I also posit that liberalism is not too radical, but not radical enough. Many liberal #Resistance types aren’t actually serious about political change. They have articulated an anti-Trump position, but have little to say about right-wing foreign policy, deregulation, inequality, voting rights, climate change, and the like. Consider Robert DeNiro’s “Fuck Trump” comment at the Tonys: Cult’s writers would consider that line rude and alienating to Trump supporters. But the real problem is that “Fuck Trump” is not a political doctrine, and thus insufficient to improve things. In this context, American liberalism is more of an affectation, one unable to craft political solutions.
Regarding the extremism of Valerie Solanas: Solanas is a little-known figure, and her doctrine of man-hating doesn’t reflect much about modern-day America. Trump’s far-right politics have caused resistance in many forms, including the “#Resistance” that I personally find insufficient and sometimes even conservative, as well as the resurgent socialist movement. But there really are no SCUM-style gangs of man-murdering women in post-2016 America. The season actually ends with Ally, now a US Senator, revealed as a SCUM devotee after running on platitudes about strong, “nasty women”. Is this something that Ryan Murphy and company actually think could happen? Liberal women turning into murderous man-killing extremists? I will concede any number of flaws in modern left-wing movements, but there’s little evidence that misandry is a major one.
Of course, the above is an analysis of Cult‘s politics. The season itself isn’t too bad, but falls far short of required viewing. If you weren’t interested in the series or horror before, Cult probably won’t win you over. It’s got the usual over-the-top AHS blend of gore porn, genuine suspense, and occasionally interesting characters who act with extreme violence. It’s genuinely spooky at first, though once the identities of the clown/cult members are revealed, the season becomes more darkly comedic than actually scary. Kai in particular has some absolutely hilarious moments as he rises politically but deteriorates mentally: At one point he tells his followers the stories of Jim Jones, David Koresh, and Heaven’s Gate founder Marshall Applewhite; In his telling they are all played by Evan Peters; Peters even appears as Jesus and Charles Manson in Kai’s warped imagination. Kai also directs a sex ritual using a hilariously saccharine R&B song.

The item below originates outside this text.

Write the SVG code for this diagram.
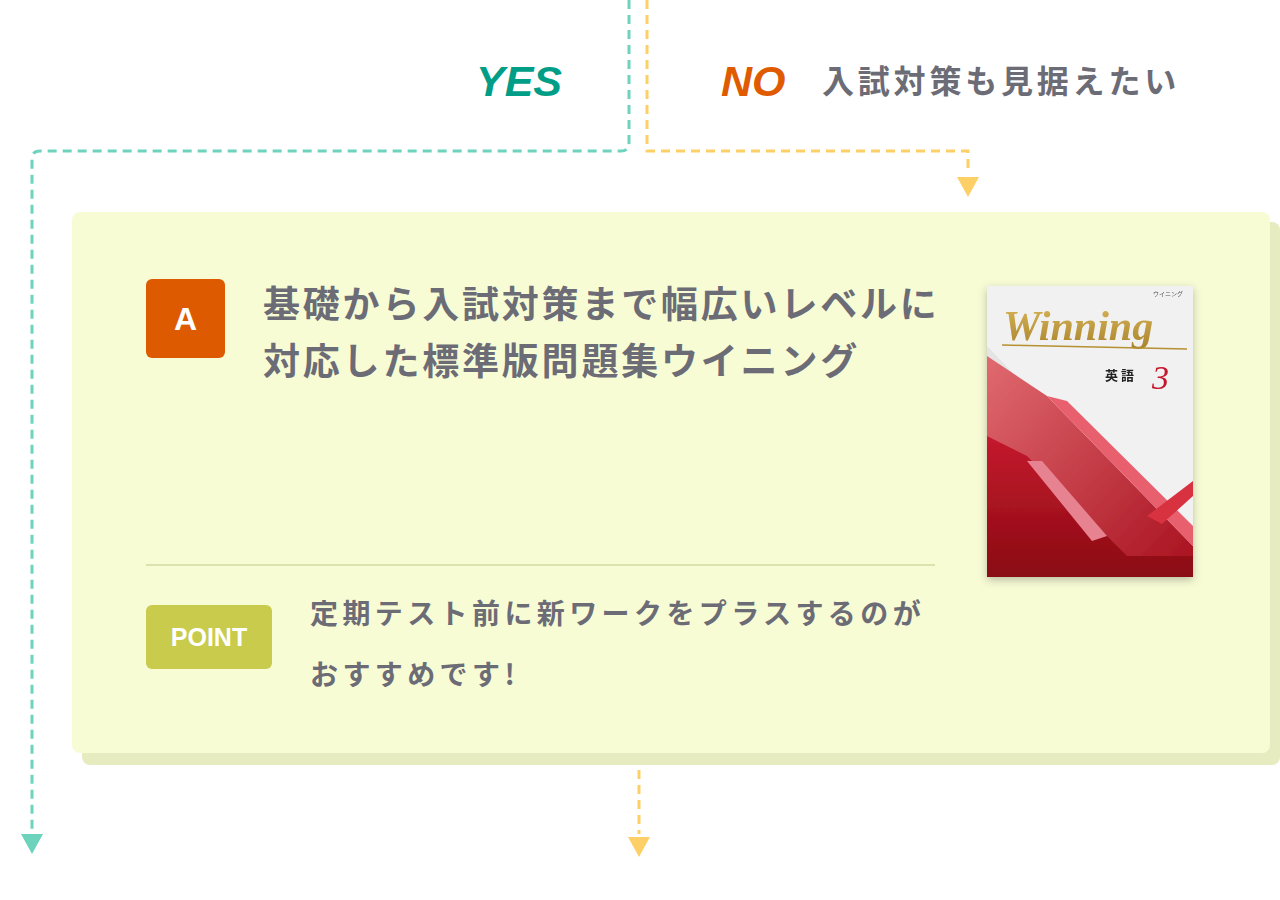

Towards the end of the season, one of Kai’s followers asks if they are a cult or a political movement. Kai replies that “all politics is a personality cult”. That may sound smart to some in the Trumpian, post-fact moment, but it’s really not. Politics is not clashing personalities but the determination of who gets what, and how collective decision-making works. If discourse becomes more about personality than public welfare, we must bring politics back to reality by enacting policies that actually improve peoples’ lives. I believe our nascent socialist and pro-labor movements embody these policies. If only American Horror Story‘s creators had decided to focus on them instead.